Die zweite Frage bezieht sich auf den Kontrollverlust: Ist derjenige noch in der Lage, sein Leben zu meistern? Zur Schule oder Arbeit zu gehen, Freunde zu treffen, Hobbys zu pflegen? »Menschen mit Suchtproblem richten ihr Leben nach der Droge. Zuerst kommt sie, dann alles andere«, sagt Kiepe. Diese Nachrangigkeit lasse sich bemerken. Lässt sich ein Verdacht nicht ausräumen, rät Bosch, die Beobachtungen offen anzusprechen. »Es kann sein, dass die Süchtigen alles abstreiten, es kann aber auch sein, dass sie ins Nachdenken kommen und einer Behandlung zustimmen«, sagt er. Keinesfalls sollten Angehörige zögern, sich an eine Beratungsstelle oder Sucht-Selbsthilfegruppe zu wenden.
Der schlimmste Fehler ist, wenn sich Angehörige gar nicht für den übermäßigen Konsum interessieren oder ihn als willkommenen »Ruhigsteller« von Partner oder Kind betrachten, sagt Kiepe. Auch das andere Extrem sei falsch: Wenn etwa Eltern Jugendlichen die Smartphone-Nutzung komplett verbieten. »Oft machen Angehörige aus Sorge vor den Konsequenzen genau das Falsche«, sagt Bosch.
So bringt die Ehefrau dem Alkoholiker den Schnaps vom Einkaufen mit und verhindert so, dass er selbst raus muss und sich seiner Sucht stellt. Eltern liefern dem jugendlichen PC-Zocker das Essen an den Schreibtisch, sodass er seine Spielhölle gar nicht mehr verlässt. Kontraproduktiv ist auch, wenn Angehörige Alkohol- oder Tablettenvorräte einfach wegkippen. Das schüre nur Wut und zerstöre Vertrauen. Außerdem hört damit die Sucht nicht auf, und die Folgen der Entzugserscheinungen sind nicht ohne Weiteres abzuschätzen, sagt Bosch.

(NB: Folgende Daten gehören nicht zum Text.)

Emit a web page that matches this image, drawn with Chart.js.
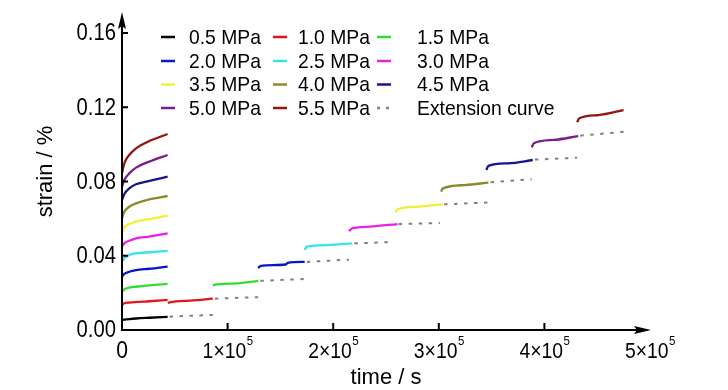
<!DOCTYPE html>
<html>
<head>
<meta charset="utf-8">
<script src="https://cdn.jsdelivr.net/npm/chart.js@4.4.1/dist/chart.umd.min.js"></script>
<style>
  html, body { margin: 0; padding: 0; background: #fff; }
  canvas { display: block; }
</style>
</head>
<body>
<canvas id="creepChart" width="728" height="390"></canvas>
<script>
// stress levels and their line colours
const levels = ['0.5 MPa', '1.0 MPa', '1.5 MPa', '2.0 MPa', '2.5 MPa', '3.0 MPa',
                '3.5 MPa', '4.0 MPa', '4.5 MPa', '5.0 MPa', '5.5 MPa'];
const levelColors = ['#000000', '#e3141c', '#30dd30', '#0a14c8', '#38e4e8', '#ec1fe8',
                     '#f0f03a', '#8a8a28', '#16168a', '#7a1c8a', '#941414'];

// curves of every level re-plotted from t = 0 (time in s, strain in %)
const creepTime = [0, 2200, 6900, 13300, 25900, 43200];
const creepStrain = [
    [0.0054, 0.0056, 0.0059, 0.0062, 0.0066, 0.0071],
    [0.0135, 0.0144, 0.0148, 0.0151, 0.0155, 0.0162],
    [0.0206, 0.0219, 0.0228, 0.0233, 0.0241, 0.0248],
    [0.0287, 0.0302, 0.0314, 0.0323, 0.0330, 0.0342],
    [0.0368, 0.0386, 0.0404, 0.0413, 0.0419, 0.0426],
    [0.0449, 0.0467, 0.0481, 0.0494, 0.0503, 0.0521],
    [0.0521, 0.0553, 0.0571, 0.0584, 0.0598, 0.0616],
    [0.0602, 0.0637, 0.0664, 0.0682, 0.0704, 0.0722],
    [0.0700, 0.0733, 0.0763, 0.0785, 0.0803, 0.0826],
    [0.0772, 0.0808, 0.0844, 0.0875, 0.0907, 0.0943],
    [0.0844, 0.0898, 0.0943, 0.0979, 0.1018, 0.1056]
];

// staircase segments in real loading time (first level has none of its own)
const stepTime = [
    [],
    [43500, 45000, 65000, 86000],
    [86000, 88000, 108000, 129000],
    [129000, 131500, 155000, 157000, 173000],
    [173000, 175000, 195000, 218000],
    [215000, 218000, 235000, 261000],
    [259000, 261000, 280000, 304000],
    [302000, 304000, 325000, 347000],
    [345000, 347000, 366000, 389000],
    [388000, 390000, 409000, 432000],
    [431000, 433000, 451000, 475000]
];
const stepStrain = [
    [],
    [0.0144, 0.0149, 0.0158, 0.0169],
    [0.0239, 0.0244, 0.0251, 0.0265],
    [0.0334, 0.0346, 0.0353, 0.0362, 0.0367],
    [0.0431, 0.0449, 0.0458, 0.0467],
    [0.0533, 0.0548, 0.0557, 0.0571],
    [0.0634, 0.0650, 0.0664, 0.0677],
    [0.0745, 0.0763, 0.0781, 0.0794],
    [0.0862, 0.0884, 0.0898, 0.0916],
    [0.0984, 0.1006, 0.1024, 0.1045],
    [0.1119, 0.1141, 0.1158, 0.1185]
];

// extension curves (dotted), one piece after each level
const extTime = [
    [45000, 86000], [88000, 129000], [131000, 173000], [175000, 215000], [220000, 258000],
    [262000, 301000], [305000, 346000], [349000, 388000], [391000, 431000], [434000, 475000]
];
const extStrain = [
    [0.0072, 0.0081], [0.0169, 0.0177], [0.0265, 0.0275], [0.0367, 0.0379], [0.0467, 0.0474],
    [0.0571, 0.0576], [0.0677, 0.0687], [0.0796, 0.0812], [0.0918, 0.0928], [0.1047, 0.1068]
];

const xTickValues = [0, 100000, 200000, 300000, 400000, 500000];
const yTickValues = [0, 0.04, 0.08, 0.12, 0.16];

const FONT = '"Liberation Sans", Arial, sans-serif';

// the figure's lettering is a bit narrower than Arial, so squeeze it sideways
function squeezedText(ctx, text, x, y, size, sx, align) {
    ctx.save();
    ctx.font = size + 'px ' + FONT;
    const w = ctx.measureText(text).width * sx;
    let left = x;
    if (align === 'center') left = x - w / 2;
    if (align === 'right') left = x - w;
    ctx.translate(left, y);
    ctx.scale(sx, 1);
    ctx.textAlign = 'left';
    ctx.fillText(text, 0, 0);
    ctx.restore();
    return w;
}

// build datasets
const datasets = levels.map((label, i) => {
    const pts = creepTime.map((t, k) => ({ x: t, y: creepStrain[i][k] }));
    if (stepTime[i].length) {
        pts.push({ x: stepTime[i][0] - 100, y: null });
        stepTime[i].forEach((t, k) => pts.push({ x: t, y: stepStrain[i][k] }));
    }
    return {
        label: label,
        data: pts,
        borderColor: levelColors[i],
        borderWidth: 2.3,
        order: 0
    };
});

const extPoints = [];
extTime.forEach((seg, i) => {
    if (i > 0) extPoints.push({ x: seg[0] - 100, y: null });
    seg.forEach((t, k) => extPoints.push({ x: t, y: extStrain[i][k] }));
});
datasets.push({
    label: 'Extension curve',
    data: extPoints,
    borderColor: '#808080',
    borderWidth: 2,
    borderDash: [3.5, 6.5],
    cubicInterpolationMode: 'default',
    tension: 0,
    order: 1
});

// axes with arrows, inward ticks, tick labels, and a 3-column legend
const decorPlugin = {
    id: 'decor',
    afterDraw(chart) {
        const ctx = chart.ctx;
        const xs = chart.scales.x, ys = chart.scales.y;
        const x0 = xs.getPixelForValue(0), y0 = ys.getPixelForValue(0);
        const xEnd = xs.getPixelForValue(500000) + 1;
        const yEnd = chart.chartArea.top - 1;
        ctx.save();
        ctx.strokeStyle = '#000';
        ctx.fillStyle = '#000';
        ctx.lineWidth = 2;
        ctx.beginPath();
        ctx.moveTo(x0, y0 + 1);
        ctx.lineTo(x0, yEnd + 12);
        ctx.moveTo(x0 - 1, y0);
        ctx.lineTo(xEnd - 12, y0);
        // ticks
        yTickValues.slice(1).forEach(v => {
            const p = ys.getPixelForValue(v);
            ctx.moveTo(x0, p);
            ctx.lineTo(x0 + 6, p);
        });
        xTickValues.slice(1, -1).forEach(v => {
            const p = xs.getPixelForValue(v);
            ctx.moveTo(p, y0);
            ctx.lineTo(p, y0 - 7);
        });
        ctx.stroke();
        // arrow heads
        ctx.beginPath();
        ctx.moveTo(x0, yEnd);
        ctx.lineTo(x0 + 4, yEnd + 17);
        ctx.lineTo(x0, yEnd + 14);
        ctx.lineTo(x0 - 4, yEnd + 17);
        ctx.closePath();
        ctx.fill();
        ctx.beginPath();
        ctx.moveTo(xEnd, y0);
        ctx.lineTo(xEnd - 17, y0 - 4);
        ctx.lineTo(xEnd - 14, y0);
        ctx.lineTo(xEnd - 17, y0 + 4);
        ctx.closePath();
        ctx.fill();

        // y tick labels
        ctx.textBaseline = 'middle';
        yTickValues.forEach(v => {
            squeezedText(ctx, v.toFixed(2), x0 - 6, ys.getPixelForValue(v) + 1, 23, 0.88, 'right');
        });

        // x tick labels like 1x10^5
        ctx.textBaseline = 'alphabetic';
        xTickValues.forEach(v => {
            const p = xs.getPixelForValue(v);
            if (v === 0) {
                squeezedText(ctx, '0', p, 358, 24, 0.88, 'center');
                return;
            }
            const main = (v / 1e5) + '\u00d710';
            ctx.font = '22px ' + FONT;
            const wm = ctx.measureText(main).width * 0.88;
            ctx.font = '13px ' + FONT;
            const ws = ctx.measureText('5').width * 0.88;
            const start = p - (wm + ws) / 2;
            squeezedText(ctx, main, start, 358, 22, 0.88, 'left');
            squeezedText(ctx, '5', start + wm + 0.5, 345, 13, 0.88, 'left');
        });

        // legend
        const lineX = [161, 273, 377];
        const textX = [189, 298, 417];
        const rowY = [37, 61, 84.5, 108];
        ctx.textBaseline = 'middle';
        chart.data.datasets.forEach((ds, d) => {
            const r = Math.floor(d / 3), c = d % 3;
            ctx.beginPath();
            ctx.strokeStyle = ds.borderColor;
            ctx.lineWidth = 2.5;
            ctx.setLineDash(ds.borderDash ? [3, 6] : []);
            ctx.moveTo(lineX[c], rowY[r]);
            ctx.lineTo(lineX[c] + 14, rowY[r]);
            ctx.stroke();
            ctx.setLineDash([]);
            ctx.fillStyle = '#000';
            squeezedText(ctx, ds.label, textX[c], rowY[r] + 1, 21, 0.92, 'left');
        });
        ctx.restore();
    }
};

const ctx = document.getElementById('creepChart').getContext('2d');
const creepChart = new Chart(ctx, {
    type: 'line',
    data: { datasets: datasets },
    options: {
        responsive: false,
        animation: false,
        layout: { padding: { top: 13, right: 78, bottom: 0, left: 0 } },
        elements: {
            point: { radius: 0 },
            line: { cubicInterpolationMode: 'monotone', borderCapStyle: 'butt' }
        },
        plugins: {
            legend: { display: false },
            tooltip: { enabled: false }
        },
        scales: {
            x: {
                type: 'linear',
                min: 0,
                max: 500000,
                grid: { display: false },
                border: { display: false },
                ticks: { display: false },
                title: {
                    display: true,
                    text: 'time / s',
                    color: '#000',
                    font: { family: FONT, size: 22 },
                    padding: { top: 0, bottom: -1 }
                },
                afterFit: s => { s.height = 60; }
            },
            y: {
                min: 0,
                max: 0.1708,
                grid: { display: false },
                border: { display: false },
                ticks: { display: false },
                afterBuildTicks: s => { s.ticks = yTickValues.map(v => ({ value: v })); },
                title: {
                    display: true,
                    text: 'strain / %',
                    color: '#000',
                    font: { family: FONT, size: 22 },
                    padding: { top: 33, bottom: 0 }
                },
                afterFit: s => { s.width = 122; }
            }
        }
    },
    plugins: [decorPlugin]
});
</script>
</body>
</html>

Tatsächlich sind die Möglichkeiten von Angehörigen, einem uneinsichtigen Kranken zu helfen, begrenzt. Herbert Weinmann, Suchttherapeut beim Blauen Kreuz, rät, das Thema vorsichtig anzusprechen oder das Infoblatt einer Beratungsstelle »wie zufällig« liegen zu lassen. Doch ohne die Einsicht, abhängig zu sein und Hilfe zu brauchen, habe man wenig Chancen. Der Suchttherapeut gesteht: »Das ist schwer auszuhalten.«
Wenn ein Nahestehender leidet, will man helfen. Doch oft nehmen Angehörige dafür zu viel auf sich. »Sie ertragen Situationen länger als ihnen guttut«, sagt Bosch. Manchmal kommt es sogar zur Ko-Abhängigkeit. »Wenn Angehörige anfangen, sich nach demselben Muster wie der Suchtkranke von der Sucht ihr Leben strukturieren zu lassen, ist eine Grenze erreicht«, erklärt Kiepe. Damit es nicht so weit kommt, ermutigen die Experten Angehörige, sich früh an eine Beratungsstelle zu wenden. Sie hilft, das Verhalten des Betroffenen zu verstehen, richtig zu reagieren und idealerweise eine Lösung zu finden.